Earliest Eligible Virtual Deadline First: How the Linux Kernel Schedules Jobs
In my graduate class on Operating Systems, we learnt about the ins and outs of the Linux kernel, or at least we did so as much we could over thirteen weeks of lectures. OS isn't really isn't my strong suit, but elegant solutions to complex problems never fail to captivate me, and process scheduling in the current version of the Linux kernel is one such example.
Earliest Eligible Virtual Deadline First (EEVDF) is a scheduling algorithm that has been adopted by the kernel in v6.6 (Oct 2023), even though the paper introducing it was published in 1995. Ideally, we want any scheduling algorithm to be fair, that is, to fairly allocate computing resources to all tasks. We don't want a situation where either high or low priority tasks, or short or long tasks dominate the CPU and cause the starvation of others. EEVDF is a solution that results in fairness while also respecting task priority.
Eligibility and Lag
The eligibility of a task is determined by a simple comparison: the lag of the process must be more than or equal to zero, where lag is the difference between how long the task has run for and how long the task should have run for. Each task has a "weight" that directly corresponds to priority (or in kernel terms, "niceness"). Higher priority tasks (i.e., those with a lower niceness) have higher weights. How long a given task should have run for at a given time is determined by calculated the average share of the weight of the task from the time the task was submitted to the the given time. If a job has a larger weight, then it occupies a larger share of the total weight of all tasks over time, and hence it should get to run for a longer period of time.
However, calculating this integral is impossible due to changes in the size of the task queue and computational limitations. The concept of virtual time side steps some of these issues and and helps us derive a few results that, after certain approximations and assumptions, makes determining whether a task is eligible or not practically viable.
Before that, two more terms need to be covered. The eligible time for a task is the time at which the duration it has run for is the same as the duration it should have run for. From this point onward, given that the task has not been run, it is eligible to be run. Once a task is eligible, given that it is requesting a service time of r, the deadline of the task is the time where the task should have received a service time of r after being eligible.
Virtual Time
Virtual time is the the ratio of how long any task should run for at a given real time to the weight of the task. Virtual time is, in a sense, time slowed down according to the total weight.
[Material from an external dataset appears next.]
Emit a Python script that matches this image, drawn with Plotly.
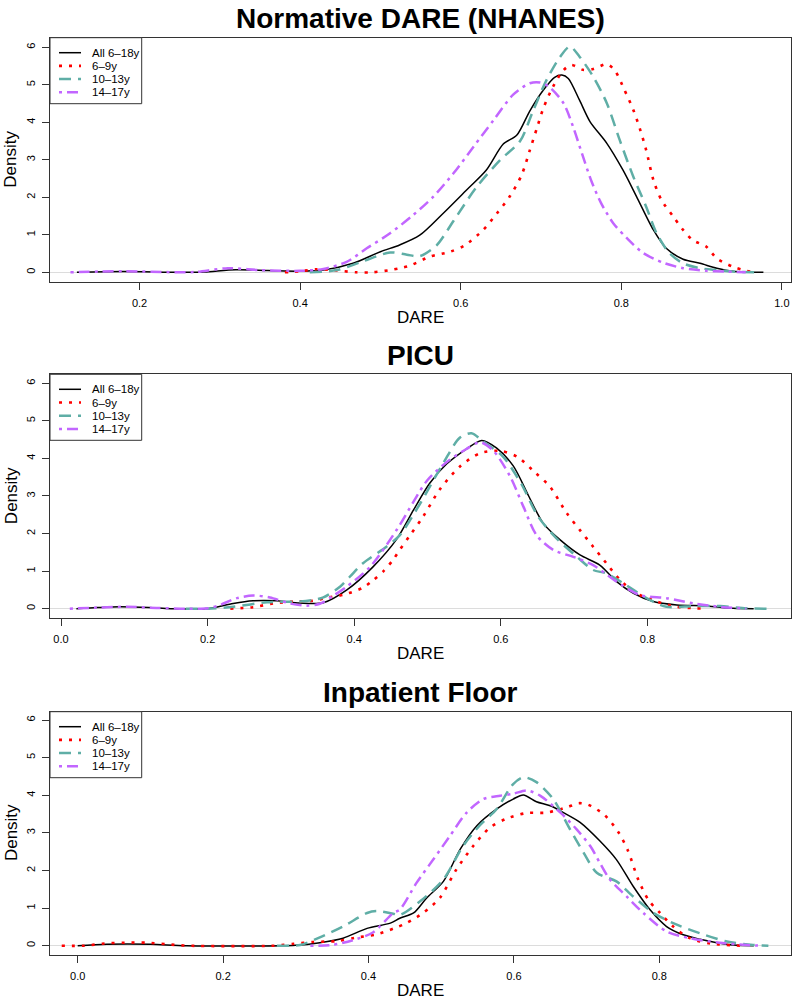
import plotly.graph_objects as go

W, H = 796, 1000

series_names = ["All 6–18y", "6–9y", "10–13y", "14–17y"]
panel_titles = ["Normative DARE (NHANES)", "PICU", "Inpatient Floor"]
x_label = "DARE"
y_label = "Density"
x_tick_vals = [[0.2, 0.4, 0.6, 0.8, 1.0], [0.0, 0.2, 0.4, 0.6, 0.8], [0.0, 0.2, 0.4, 0.6, 0.8]]
y_tick_vals = [0, 1, 2, 3, 4, 5, 6]

# ---------------- Panel 1: Normative DARE (NHANES) ----------------
p1_all_x = [0.122, 0.18, 0.25, 0.28, 0.32, 0.36, 0.40, 0.429, 0.466, 0.50, 0.524, 0.549, 0.578, 0.607,
            0.632, 0.653, 0.670, 0.686, 0.703, 0.717, 0.726, 0.734, 0.748, 0.761, 0.782, 0.802, 0.819,
            0.840, 0.856, 0.877, 0.898, 0.919, 0.939, 0.977]
p1_all_y = [0.0, 0.02, 0.0, 0.01, 0.07, 0.05, 0.03, 0.06, 0.24, 0.55, 0.73, 0.99, 1.57, 2.19,
            2.73, 3.42, 3.66, 4.3, 4.86, 5.2, 5.26, 5.17, 4.59, 4.02, 3.44, 2.73, 2.02,
            1.13, 0.64, 0.35, 0.24, 0.11, 0.03, 0.0]
p1_69_x = [0.381, 0.40, 0.42, 0.44, 0.47, 0.49, 0.512, 0.524, 0.537, 0.562, 0.587, 0.605, 0.628, 0.645,
           0.661, 0.676, 0.686, 0.695, 0.703, 0.715, 0.728, 0.738, 0.752, 0.765, 0.782, 0.792, 0.804,
           0.815, 0.823, 0.831, 0.840, 0.850, 0.865, 0.877, 0.889, 0.906, 0.919, 0.939, 0.956, 0.968]
p1_69_y = [0.0, 0.03, 0.08, 0.06, 0.0, 0.0, 0.06, 0.11, 0.18, 0.42, 0.55, 0.72, 1.13, 1.57,
           2.02, 2.6, 3.25, 3.85, 4.38, 4.95, 5.39, 5.53, 5.4, 5.42, 5.55, 5.38, 4.86,
           4.33, 3.84, 3.26, 2.46, 1.93, 1.48, 1.13, 0.86, 0.68, 0.37, 0.15, 0.04, 0.0]
p1_1013_x = [0.412, 0.446, 0.479, 0.512, 0.533, 0.549, 0.570, 0.591, 0.620, 0.649, 0.674, 0.690, 0.707,
             0.724, 0.736, 0.748, 0.765, 0.782, 0.798, 0.815, 0.831, 0.844, 0.860, 0.877, 0.898,
             0.919, 0.939, 0.972]
p1_1013_y = [0.0, 0.06, 0.3, 0.53, 0.47, 0.43, 0.72, 1.37, 2.28, 2.99, 3.5, 4.3, 5.13,
             5.75, 6.02, 5.75, 5.22, 4.51, 3.53, 2.55, 1.75, 1.04, 0.51, 0.24, 0.11,
             0.06, 0.02, 0.0]
p1_1417_x = [0.114, 0.18, 0.25, 0.27, 0.31, 0.35, 0.40, 0.429, 0.458, 0.483, 0.512, 0.541, 0.566, 0.591,
             0.616, 0.641, 0.665, 0.686, 0.699, 0.711, 0.728, 0.740, 0.751, 0.763, 0.775, 0.790,
             0.807, 0.827, 0.852, 0.877, 0.906, 0.931, 0.955]
p1_1417_y = [0.0, 0.03, 0.0, 0.01, 0.11, 0.06, 0.04, 0.09, 0.28, 0.64, 1.04, 1.53, 2.02, 2.64,
             3.35, 4.06, 4.73, 5.04, 5.06, 4.93, 4.51, 3.88, 3.17, 2.42, 1.84, 1.31,
             0.91, 0.52, 0.26, 0.11, 0.04, 0.02, 0.0]

# ---------------- Panel 2: PICU ----------------
p2_all_x = [0.021, 0.05, 0.08, 0.12, 0.15, 0.20, 0.235, 0.262, 0.294, 0.326, 0.358, 0.39, 0.426, 0.458,
            0.481, 0.503, 0.526, 0.553, 0.574, 0.594, 0.617, 0.638, 0.658, 0.681, 0.708, 0.735,
            0.758, 0.781, 0.808, 0.840, 0.881, 0.917, 0.945]
p2_all_y = [0.0, 0.03, 0.05, 0.03, 0.0, 0.0, 0.14, 0.21, 0.21, 0.15, 0.16, 0.5, 1.12, 1.85,
            2.63, 3.34, 3.85, 4.25, 4.48, 4.28, 3.8, 3.0, 2.27, 1.83, 1.43, 1.16,
            0.72, 0.41, 0.19, 0.1, 0.07, 0.01, 0.0]
p2_69_x = [0.231, 0.262, 0.29, 0.317, 0.344, 0.36, 0.387, 0.412, 0.426, 0.44, 0.453, 0.462, 0.476,
           0.494, 0.517, 0.544, 0.572, 0.599, 0.622, 0.647, 0.667, 0.690, 0.708, 0.726, 0.744,
           0.763, 0.785, 0.813, 0.840, 0.867, 0.881]
p2_69_y = [0.0, 0.04, 0.14, 0.19, 0.21, 0.28, 0.38, 0.56, 0.76, 1.0, 1.3, 1.56, 1.95,
           2.45, 3.18, 3.78, 4.14, 4.2, 4.05, 3.62, 3.25, 2.54, 2.09, 1.65, 1.21,
           0.76, 0.41, 0.19, 0.05, 0.01, 0.0]
p2_1013_x = [0.17, 0.20, 0.235, 0.281, 0.326, 0.344, 0.358, 0.381, 0.394, 0.412, 0.444, 0.462, 0.49,
             0.522, 0.544, 0.56, 0.576, 0.603, 0.628, 0.651, 0.676, 0.704, 0.726, 0.744, 0.767,
             0.799, 0.826, 0.863, 0.899, 0.935, 0.972]
p2_1013_y = [0.0, 0.0, 0.05, 0.17, 0.19, 0.23, 0.3, 0.59, 0.85, 1.21, 1.65, 1.95, 2.8,
             3.89, 4.55, 4.67, 4.45, 4.05, 3.32, 2.45, 1.87, 1.38, 1.03, 0.94, 0.68,
             0.28, 0.05, 0.07, 0.07, 0.01, 0.0]
p2_1417_x = [0.012, 0.05, 0.09, 0.13, 0.17, 0.20, 0.217, 0.24, 0.262, 0.285, 0.312, 0.335, 0.353,
             0.372, 0.39, 0.422, 0.458, 0.481, 0.499, 0.526, 0.553, 0.572, 0.59, 0.613, 0.631,
             0.649, 0.672, 0.699, 0.726, 0.758, 0.79, 0.826, 0.863, 0.899, 0.935]
p2_1417_y = [0.0, 0.03, 0.05, 0.02, 0.0, 0.01, 0.1, 0.28, 0.35, 0.3, 0.14, 0.08, 0.13,
             0.35, 0.59, 1.12, 2.1, 2.85, 3.4, 3.9, 4.25, 4.43, 4.2, 3.51, 2.71,
             1.95, 1.56, 1.38, 1.16, 0.72, 0.36, 0.28, 0.14, 0.05, 0.0]

# ---------------- Panel 3: Inpatient Floor ----------------
p3_all_x = [0.0, 0.04, 0.10, 0.15, 0.30, 0.333, 0.365, 0.398, 0.43, 0.443, 0.462, 0.48, 0.503, 0.526,
            0.549, 0.576, 0.599, 0.613, 0.631, 0.65, 0.668, 0.691, 0.718, 0.741, 0.764, 0.787,
            0.81, 0.833, 0.856, 0.879, 0.902, 0.93]
p3_all_y = [0.0, 0.04, 0.04, 0.0, 0.01, 0.08, 0.2, 0.46, 0.6, 0.73, 0.87, 1.27, 1.71, 2.56,
            3.19, 3.63, 3.9, 4.01, 3.83, 3.72, 3.54, 3.28, 2.79, 2.29, 1.58, 0.96,
            0.51, 0.29, 0.17, 0.08, 0.02, 0.0]
p3_69_x = [-0.022, 0.009, 0.037, 0.065, 0.095, 0.122, 0.152, 0.27, 0.297, 0.324, 0.356, 0.381, 0.411,
           0.435, 0.452, 0.475, 0.498, 0.521, 0.544, 0.567, 0.59, 0.618, 0.645, 0.673, 0.689,
           0.702, 0.725, 0.744, 0.757, 0.771, 0.785, 0.801, 0.819, 0.842, 0.87, 0.911]
p3_69_y = [0.0, 0.0, 0.06, 0.08, 0.08, 0.04, 0.0, 0.0, 0.05, 0.1, 0.12, 0.21, 0.3,
           0.46, 0.6, 0.87, 1.27, 2.03, 2.65, 3.14, 3.38, 3.53, 3.54, 3.68, 3.79,
           3.75, 3.47, 3.01, 2.52, 1.76, 1.22, 0.87, 0.51, 0.2, 0.06, 0.0]
p3_1013_x = [0.274, 0.306, 0.333, 0.365, 0.398, 0.411, 0.434, 0.443, 0.471, 0.503, 0.53, 0.553, 0.576,
             0.599, 0.613, 0.631, 0.654, 0.677, 0.696, 0.714, 0.741, 0.764, 0.792, 0.819, 0.856,
             0.893, 0.929, 0.95]
p3_1013_y = [0.0, 0.02, 0.22, 0.51, 0.87, 0.92, 0.85, 0.82, 1.18, 1.76, 2.65, 3.2, 3.63,
             4.3, 4.48, 4.35, 3.9, 3.1, 2.47, 1.94, 1.71, 1.31, 0.87, 0.6, 0.33,
             0.11, 0.02, 0.0]
p3_1417_x = [0.32, 0.35, 0.379, 0.406, 0.434, 0.443, 0.466, 0.489, 0.512, 0.535, 0.558, 0.581, 0.599,
             0.618, 0.636, 0.664, 0.686, 0.705, 0.718, 0.732, 0.755, 0.778, 0.81, 0.842, 0.883,
             0.92, 0.943]
p3_1417_y = [0.0, 0.02, 0.15, 0.35, 0.87, 0.96, 1.67, 2.29, 2.92, 3.54, 3.9, 3.99, 4.04,
             4.13, 3.99, 3.54, 3.1, 2.65, 2.21, 1.76, 1.31, 0.87, 0.38, 0.2, 0.08,
             0.02, 0.0]

panels = [
    [(p1_all_x, p1_all_y), (p1_69_x, p1_69_y), (p1_1013_x, p1_1013_y), (p1_1417_x, p1_1417_y)],
    [(p2_all_x, p2_all_y), (p2_69_x, p2_69_y), (p2_1013_x, p2_1013_y), (p2_1417_x, p2_1417_y)],
    [(p3_all_x, p3_all_y), (p3_69_x, p3_69_y), (p3_1013_x, p3_1013_y), (p3_1417_x, p3_1417_y)],
]

# styles
colors = ["#000000", "#FF0000", "#5FAEA6", "#C266FF"]
widths = [1.5, 2.6, 2.5, 2.5]
dashes = ["solid", "3px,7px", "12px,7px", "3px,5px,11px,5px"]

FONT = "Liberation Sans, Arial, Helvetica, sans-serif"

# panel geometry in page pixels (plot box)
box_left, box_right = 50, 790.7
box_tb = [(37.7, 281.7), (374.3, 618.0), (711.7, 954.5)]
x_ranges = [[0.0885, 1.011], [-0.015, 0.9955], [-0.0381, 0.9807]]
y_ranges = [[-0.25, 6.256], [-0.248, 6.239], [-0.234, 6.223]]


def px(xp):
    return xp / W


def py(yp):
    return 1 - yp / H


fig = go.Figure()
for p in range(3):
    xa = "x" if p == 0 else f"x{p+1}"
    ya = "y" if p == 0 else f"y{p+1}"
    for s in range(4):
        xs, ys = panels[p][s]
        fig.add_trace(go.Scatter(
            x=xs, y=ys, mode="lines", name=series_names[s],
            line=dict(color=colors[s], width=widths[s], dash=dashes[s], shape="spline", smoothing=0.8),
            xaxis=xa, yaxis=ya, showlegend=False, hoverinfo="skip"))

layout = dict(width=W, height=H, margin=dict(l=0, r=0, t=0, b=0),
              paper_bgcolor="white", plot_bgcolor="white",
              font=dict(family=FONT, color="black"), showlegend=False)

annotations = []
shapes = []
for p in range(3):
    top, bot = box_tb[p]
    xk = "xaxis" if p == 0 else f"xaxis{p+1}"
    yk = "yaxis" if p == 0 else f"yaxis{p+1}"
    ya = "y" if p == 0 else f"y{p+1}"
    xa = "x" if p == 0 else f"x{p+1}"
    layout[xk] = dict(domain=[px(box_left), px(box_right)], range=x_ranges[p], anchor=ya,
                      tickvals=x_tick_vals[p], ticktext=[f"{v:.1f}" for v in x_tick_vals[p]],
                      ticks="outside", ticklen=7, tickwidth=1, tickcolor="#333",
                      showline=True, mirror=True, linecolor="#333", linewidth=1,
                      showgrid=False, zeroline=False, tickfont=dict(size=11, family=FONT),
                      ticklabelstandoff=4)
    layout[yk] = dict(domain=[py(bot), py(top)], range=y_ranges[p], anchor=xa,
                      tickvals=y_tick_vals, ticktext=[str(v) for v in y_tick_vals],
                      ticks="outside", ticklen=7, tickwidth=1, tickcolor="#333", tickangle=-90,
                      showline=True, mirror=True, linecolor="#333", linewidth=1,
                      showgrid=False, zeroline=True, zerolinecolor="#dcdcdc", zerolinewidth=1,
                      tickfont=dict(size=11, family=FONT), ticklabelstandoff=3)
    cx = (box_left + box_right) / 2
    # title
    title_y = [18, 355, 692][p]
    annotations.append(dict(text=panel_titles[p], x=px(cx), y=py(title_y), xref="paper", yref="paper",
                            xanchor="center", yanchor="middle", showarrow=False,
                            font=dict(size=28, family=FONT, weight="bold", color="black")))
    # x label
    annotations.append(dict(text=x_label, x=px(cx), y=py(bot + 35.5), xref="paper", yref="paper",
                            xanchor="center", yanchor="middle", showarrow=False,
                            font=dict(size=17, family=FONT)))
    # y label
    annotations.append(dict(text=y_label, x=px(11), y=py((top + bot) / 2), xref="paper", yref="paper",
                            xanchor="center", yanchor="middle", showarrow=False, textangle=-90,
                            font=dict(size=17, family=FONT)))
    # legend box
    shapes.append(dict(type="rect", xref="paper", yref="paper",
                       x0=px(box_left), x1=px(141.7), y0=py(top), y1=py(top + 66),
                       line=dict(color="#333", width=1), fillcolor="white", layer="above"))
    for s in range(4):
        ey = top + 15 + 13.2 * s
        shapes.append(dict(type="line", xref="paper", yref="paper",
                           x0=px(59), x1=px(81), y0=py(ey), y1=py(ey),
                           line=dict(color=colors[s], width=widths[s], dash=dashes[s]), layer="above"))
        annotations.append(dict(text=series_names[s], x=px(90), y=py(ey), xref="paper", yref="paper",
                                xanchor="left", yanchor="middle", showarrow=False,
                                font=dict(size=11.5, family=FONT)))

layout["annotations"] = annotations
layout["shapes"] = shapes
fig.update_layout(**layout)
fig.write_html("out.html", config={"displayModeBar": False},
               post_script="document.body.style.margin='0px';document.body.style.overflow='hidden';")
Interesting mathematics follows, which I won't get into here, but now we have a virtual eligible time and a virtual deadline, which correspond to the eligible time and deadline mentioned above but in virtual time. Most importantly, the virtual deadline is the sum of the virtual eligible time and the service time requested scaled by the weight of a task. That is, time flows more slowly for higher priority tasks. If there's anything you take away from this article, it should be this.
Implementation in Kernel
EEVDF employs fixed time slices. This means it does not scale the time it allows access to the CPU for any given task. If a task needs more time, it will simply be scheduled another time slice once its current one expires. More interesting mathematics follows, but, practically, a task is considered eligible if its own virtual runtime is lower than the average virtual runtime of all tasks.
The virtual runtime for a task is updated by incrementing it with a virtualized time slice, that is, a time slice scaled according to the weight of the task, when it is scheduled the fixed time slice by the kernel. The virtual deadline, then, is simplified to the sum of the virtual runtime of the task and this virtualized time slice.
Earliest Eligible Virtual Deadline
All tasks in the task queue are stored in a red-black tree (a form of balanced binary search tree) indexed on virtual runtime, where each node is augmented with the minimum virtual deadline of the subtree it's the root of. First, the kernel will search for the first eligible node by going from the root leftwards. Once an eligible node is obtained, the kernel then searches for the task that has the earliest virtual deadline in the subtree. The eligible node with the deadline equal to the minimum deadline of the subtree is the one selected for execution, finally explaining the name of the algorithm. This search takes place in O(log n) time.
And there we go! This is the new kernel scheduler algorithm in a nutshell, leaving out a lot of the math and the assumptions needed to make it work. I'm sure that work is still ongoing, and it's exciting to see how the implementation will change in the future.
Now that I am done with this semester, I'm hopefully able to come back to writing more. Thanks for sticking along!